Start at the line containing "What seaborn and" and stop at the line containing "import numpy as np"; copy those lines exactly, both ends included, and no others.

◆ DATASET CONTENT:
........
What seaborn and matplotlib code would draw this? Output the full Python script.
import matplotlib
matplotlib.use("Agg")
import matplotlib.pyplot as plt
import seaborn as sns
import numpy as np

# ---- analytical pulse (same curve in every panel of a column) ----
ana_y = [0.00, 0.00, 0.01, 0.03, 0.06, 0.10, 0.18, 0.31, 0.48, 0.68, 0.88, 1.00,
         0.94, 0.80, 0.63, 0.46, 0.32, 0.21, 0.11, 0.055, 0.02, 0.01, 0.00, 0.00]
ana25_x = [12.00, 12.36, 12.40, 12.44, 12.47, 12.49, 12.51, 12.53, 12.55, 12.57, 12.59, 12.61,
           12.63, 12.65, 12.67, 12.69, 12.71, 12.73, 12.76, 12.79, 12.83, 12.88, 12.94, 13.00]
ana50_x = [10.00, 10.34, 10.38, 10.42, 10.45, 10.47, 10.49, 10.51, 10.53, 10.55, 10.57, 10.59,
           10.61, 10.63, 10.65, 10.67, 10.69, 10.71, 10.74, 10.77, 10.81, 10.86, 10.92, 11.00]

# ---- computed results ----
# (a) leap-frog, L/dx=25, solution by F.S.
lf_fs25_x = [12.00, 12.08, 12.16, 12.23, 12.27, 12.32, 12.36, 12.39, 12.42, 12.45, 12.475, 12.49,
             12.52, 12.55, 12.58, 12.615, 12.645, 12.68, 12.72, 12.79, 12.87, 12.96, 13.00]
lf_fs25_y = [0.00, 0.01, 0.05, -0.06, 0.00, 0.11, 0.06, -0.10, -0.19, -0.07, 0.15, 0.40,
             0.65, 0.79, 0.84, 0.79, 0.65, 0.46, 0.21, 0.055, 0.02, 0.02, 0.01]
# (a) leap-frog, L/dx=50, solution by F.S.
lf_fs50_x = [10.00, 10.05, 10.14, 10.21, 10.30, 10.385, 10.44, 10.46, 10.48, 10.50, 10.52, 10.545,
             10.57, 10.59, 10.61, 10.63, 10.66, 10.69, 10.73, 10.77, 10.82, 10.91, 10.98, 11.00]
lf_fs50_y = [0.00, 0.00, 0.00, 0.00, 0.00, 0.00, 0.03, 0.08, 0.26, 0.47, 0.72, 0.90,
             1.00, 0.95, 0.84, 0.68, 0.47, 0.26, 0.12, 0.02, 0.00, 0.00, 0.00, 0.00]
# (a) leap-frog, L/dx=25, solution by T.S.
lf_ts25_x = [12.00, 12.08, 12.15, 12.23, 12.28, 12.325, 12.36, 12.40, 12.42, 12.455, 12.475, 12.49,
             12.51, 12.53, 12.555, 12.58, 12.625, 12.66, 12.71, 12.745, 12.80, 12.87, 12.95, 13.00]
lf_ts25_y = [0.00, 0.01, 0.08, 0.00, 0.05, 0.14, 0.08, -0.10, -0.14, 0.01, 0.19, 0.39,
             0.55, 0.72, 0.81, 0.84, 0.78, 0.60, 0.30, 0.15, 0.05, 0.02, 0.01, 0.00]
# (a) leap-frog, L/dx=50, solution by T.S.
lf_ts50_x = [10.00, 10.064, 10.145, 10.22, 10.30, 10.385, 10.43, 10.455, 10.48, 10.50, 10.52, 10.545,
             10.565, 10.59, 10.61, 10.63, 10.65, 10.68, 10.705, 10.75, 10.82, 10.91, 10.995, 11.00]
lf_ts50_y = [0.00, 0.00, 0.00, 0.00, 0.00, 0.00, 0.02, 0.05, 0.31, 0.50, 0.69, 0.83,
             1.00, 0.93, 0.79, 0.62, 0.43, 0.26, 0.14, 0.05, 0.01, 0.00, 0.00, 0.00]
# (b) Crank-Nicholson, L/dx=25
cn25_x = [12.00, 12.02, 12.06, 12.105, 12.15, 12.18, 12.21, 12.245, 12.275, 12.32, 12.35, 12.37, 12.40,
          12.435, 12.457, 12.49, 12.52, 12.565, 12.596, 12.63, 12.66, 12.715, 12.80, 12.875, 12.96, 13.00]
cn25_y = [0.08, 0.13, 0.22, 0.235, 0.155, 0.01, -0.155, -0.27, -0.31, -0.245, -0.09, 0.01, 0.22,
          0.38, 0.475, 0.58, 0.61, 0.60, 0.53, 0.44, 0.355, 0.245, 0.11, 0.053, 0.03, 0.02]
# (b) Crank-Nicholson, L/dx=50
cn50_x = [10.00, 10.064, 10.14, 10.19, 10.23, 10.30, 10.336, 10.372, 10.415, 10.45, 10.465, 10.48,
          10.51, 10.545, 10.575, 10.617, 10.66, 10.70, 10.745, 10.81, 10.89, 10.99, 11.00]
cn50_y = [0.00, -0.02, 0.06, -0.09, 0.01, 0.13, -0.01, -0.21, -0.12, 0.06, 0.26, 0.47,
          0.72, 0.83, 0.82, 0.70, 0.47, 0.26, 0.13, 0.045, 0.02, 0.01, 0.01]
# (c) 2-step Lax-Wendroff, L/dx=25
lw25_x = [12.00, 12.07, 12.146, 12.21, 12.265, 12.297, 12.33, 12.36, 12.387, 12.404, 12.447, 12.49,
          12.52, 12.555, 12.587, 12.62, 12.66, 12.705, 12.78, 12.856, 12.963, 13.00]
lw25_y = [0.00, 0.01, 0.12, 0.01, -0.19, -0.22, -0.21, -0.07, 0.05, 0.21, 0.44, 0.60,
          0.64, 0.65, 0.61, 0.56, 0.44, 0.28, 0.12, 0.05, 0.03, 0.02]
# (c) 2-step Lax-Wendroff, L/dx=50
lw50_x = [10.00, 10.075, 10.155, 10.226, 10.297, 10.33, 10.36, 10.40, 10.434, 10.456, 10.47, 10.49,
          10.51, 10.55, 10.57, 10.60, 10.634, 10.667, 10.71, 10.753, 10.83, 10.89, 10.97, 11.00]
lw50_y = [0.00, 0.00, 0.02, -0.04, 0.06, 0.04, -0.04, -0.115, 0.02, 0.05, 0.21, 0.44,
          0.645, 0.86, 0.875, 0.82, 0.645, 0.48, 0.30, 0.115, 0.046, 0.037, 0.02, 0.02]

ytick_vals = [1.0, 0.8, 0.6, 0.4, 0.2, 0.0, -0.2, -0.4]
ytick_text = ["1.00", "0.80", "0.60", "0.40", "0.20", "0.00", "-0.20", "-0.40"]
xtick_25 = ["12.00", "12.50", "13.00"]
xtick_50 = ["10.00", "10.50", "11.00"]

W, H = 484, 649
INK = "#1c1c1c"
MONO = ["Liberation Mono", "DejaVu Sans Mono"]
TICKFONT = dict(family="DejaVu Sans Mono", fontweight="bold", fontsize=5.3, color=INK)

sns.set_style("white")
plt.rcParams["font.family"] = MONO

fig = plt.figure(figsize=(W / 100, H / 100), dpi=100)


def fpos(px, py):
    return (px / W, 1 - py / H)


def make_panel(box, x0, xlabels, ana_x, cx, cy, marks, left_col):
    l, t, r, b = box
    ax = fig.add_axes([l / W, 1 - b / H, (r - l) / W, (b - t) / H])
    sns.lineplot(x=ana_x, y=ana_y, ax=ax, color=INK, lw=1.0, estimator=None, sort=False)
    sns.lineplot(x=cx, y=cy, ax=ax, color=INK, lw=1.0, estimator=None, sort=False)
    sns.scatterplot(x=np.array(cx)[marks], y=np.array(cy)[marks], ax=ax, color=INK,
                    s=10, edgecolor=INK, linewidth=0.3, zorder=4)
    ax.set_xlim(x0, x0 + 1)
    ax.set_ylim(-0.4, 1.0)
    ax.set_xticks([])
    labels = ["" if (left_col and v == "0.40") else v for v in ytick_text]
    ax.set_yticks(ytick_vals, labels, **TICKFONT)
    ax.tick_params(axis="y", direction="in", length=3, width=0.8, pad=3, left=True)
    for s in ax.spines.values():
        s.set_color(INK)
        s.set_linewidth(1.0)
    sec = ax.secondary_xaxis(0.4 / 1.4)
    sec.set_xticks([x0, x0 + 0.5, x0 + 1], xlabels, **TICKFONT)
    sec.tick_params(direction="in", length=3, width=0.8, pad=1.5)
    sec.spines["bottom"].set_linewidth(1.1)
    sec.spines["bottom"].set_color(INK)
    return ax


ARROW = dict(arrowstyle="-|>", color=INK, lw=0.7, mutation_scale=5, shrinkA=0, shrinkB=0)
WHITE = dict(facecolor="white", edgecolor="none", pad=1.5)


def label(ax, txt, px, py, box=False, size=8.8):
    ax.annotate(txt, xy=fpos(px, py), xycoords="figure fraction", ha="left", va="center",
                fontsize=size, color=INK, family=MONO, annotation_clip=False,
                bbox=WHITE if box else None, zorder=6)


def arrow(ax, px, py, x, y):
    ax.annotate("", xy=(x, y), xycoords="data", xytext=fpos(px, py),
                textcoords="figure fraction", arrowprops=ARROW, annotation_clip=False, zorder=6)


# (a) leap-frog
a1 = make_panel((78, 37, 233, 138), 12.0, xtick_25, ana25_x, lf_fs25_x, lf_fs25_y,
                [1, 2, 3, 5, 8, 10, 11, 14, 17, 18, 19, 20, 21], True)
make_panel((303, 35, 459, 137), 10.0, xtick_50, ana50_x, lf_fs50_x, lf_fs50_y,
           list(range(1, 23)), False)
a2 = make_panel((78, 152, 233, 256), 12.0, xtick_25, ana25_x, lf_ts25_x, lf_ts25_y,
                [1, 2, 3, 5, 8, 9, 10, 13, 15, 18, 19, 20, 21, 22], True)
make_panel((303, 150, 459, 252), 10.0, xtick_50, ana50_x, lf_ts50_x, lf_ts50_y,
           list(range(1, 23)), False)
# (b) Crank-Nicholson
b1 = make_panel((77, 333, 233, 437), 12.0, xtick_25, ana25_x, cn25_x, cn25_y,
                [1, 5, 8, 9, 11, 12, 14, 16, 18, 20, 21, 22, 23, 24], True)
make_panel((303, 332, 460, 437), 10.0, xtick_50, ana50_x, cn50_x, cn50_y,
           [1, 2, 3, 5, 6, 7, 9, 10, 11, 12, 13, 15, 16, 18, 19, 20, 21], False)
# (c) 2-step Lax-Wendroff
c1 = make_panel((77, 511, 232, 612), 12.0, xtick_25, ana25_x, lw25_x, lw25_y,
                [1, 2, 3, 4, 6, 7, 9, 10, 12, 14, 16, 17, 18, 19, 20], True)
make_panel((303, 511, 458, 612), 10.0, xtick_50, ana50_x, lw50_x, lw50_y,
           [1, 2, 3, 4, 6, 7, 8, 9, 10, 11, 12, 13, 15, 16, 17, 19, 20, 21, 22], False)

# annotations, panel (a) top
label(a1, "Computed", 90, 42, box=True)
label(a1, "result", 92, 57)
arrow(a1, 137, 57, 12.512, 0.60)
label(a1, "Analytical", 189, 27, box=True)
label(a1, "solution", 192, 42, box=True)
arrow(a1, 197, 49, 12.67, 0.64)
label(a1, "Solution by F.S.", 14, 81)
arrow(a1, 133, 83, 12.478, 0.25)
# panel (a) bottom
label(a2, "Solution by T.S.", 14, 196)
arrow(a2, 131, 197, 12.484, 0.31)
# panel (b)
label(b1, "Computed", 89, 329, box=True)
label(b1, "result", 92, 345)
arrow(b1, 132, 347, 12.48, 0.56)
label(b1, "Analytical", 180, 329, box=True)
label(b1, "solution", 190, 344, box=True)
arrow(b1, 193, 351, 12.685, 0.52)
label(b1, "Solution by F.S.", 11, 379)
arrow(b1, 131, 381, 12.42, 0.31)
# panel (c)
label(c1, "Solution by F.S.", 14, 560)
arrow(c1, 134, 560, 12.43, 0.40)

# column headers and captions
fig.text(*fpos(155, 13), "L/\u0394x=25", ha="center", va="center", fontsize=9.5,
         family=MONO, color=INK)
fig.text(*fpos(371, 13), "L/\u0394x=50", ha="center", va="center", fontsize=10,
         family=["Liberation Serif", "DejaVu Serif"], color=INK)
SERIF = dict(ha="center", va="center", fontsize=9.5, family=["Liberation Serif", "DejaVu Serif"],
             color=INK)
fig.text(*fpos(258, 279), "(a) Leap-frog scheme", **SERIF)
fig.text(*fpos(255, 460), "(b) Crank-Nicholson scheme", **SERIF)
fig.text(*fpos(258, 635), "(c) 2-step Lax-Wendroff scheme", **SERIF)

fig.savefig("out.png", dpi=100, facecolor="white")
........
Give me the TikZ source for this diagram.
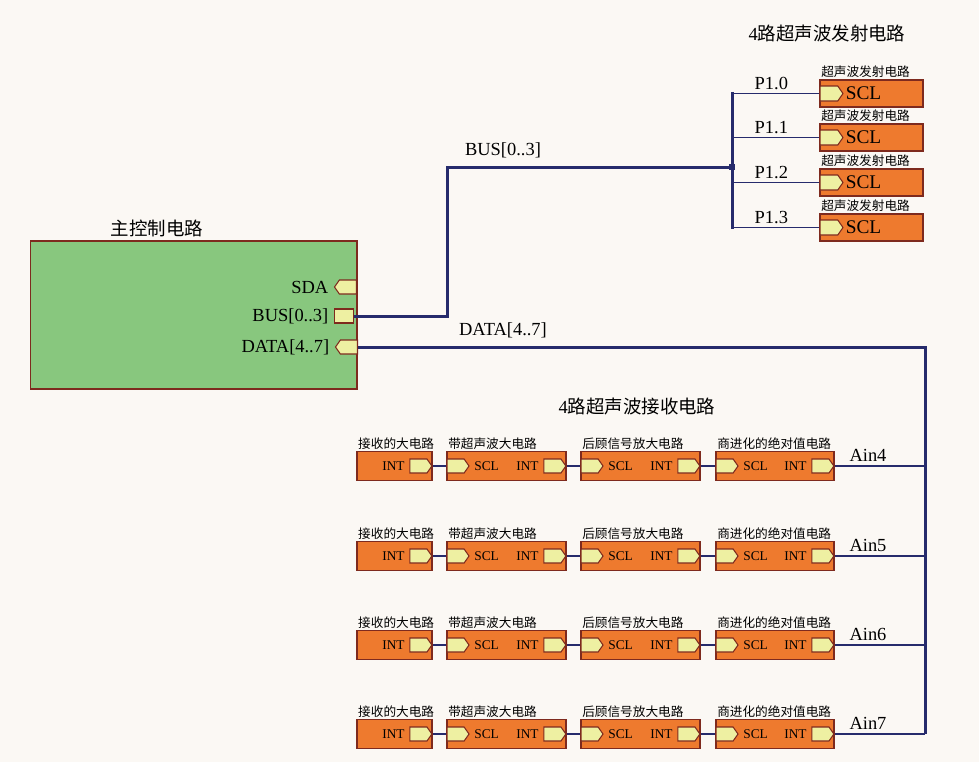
........
◆ COMPLETE OUTPUT:
What seaborn and matplotlib code would draw this? Output the full Python script.
import matplotlib
matplotlib.use("Agg")
import matplotlib.pyplot as plt
import seaborn as sns
import numpy as np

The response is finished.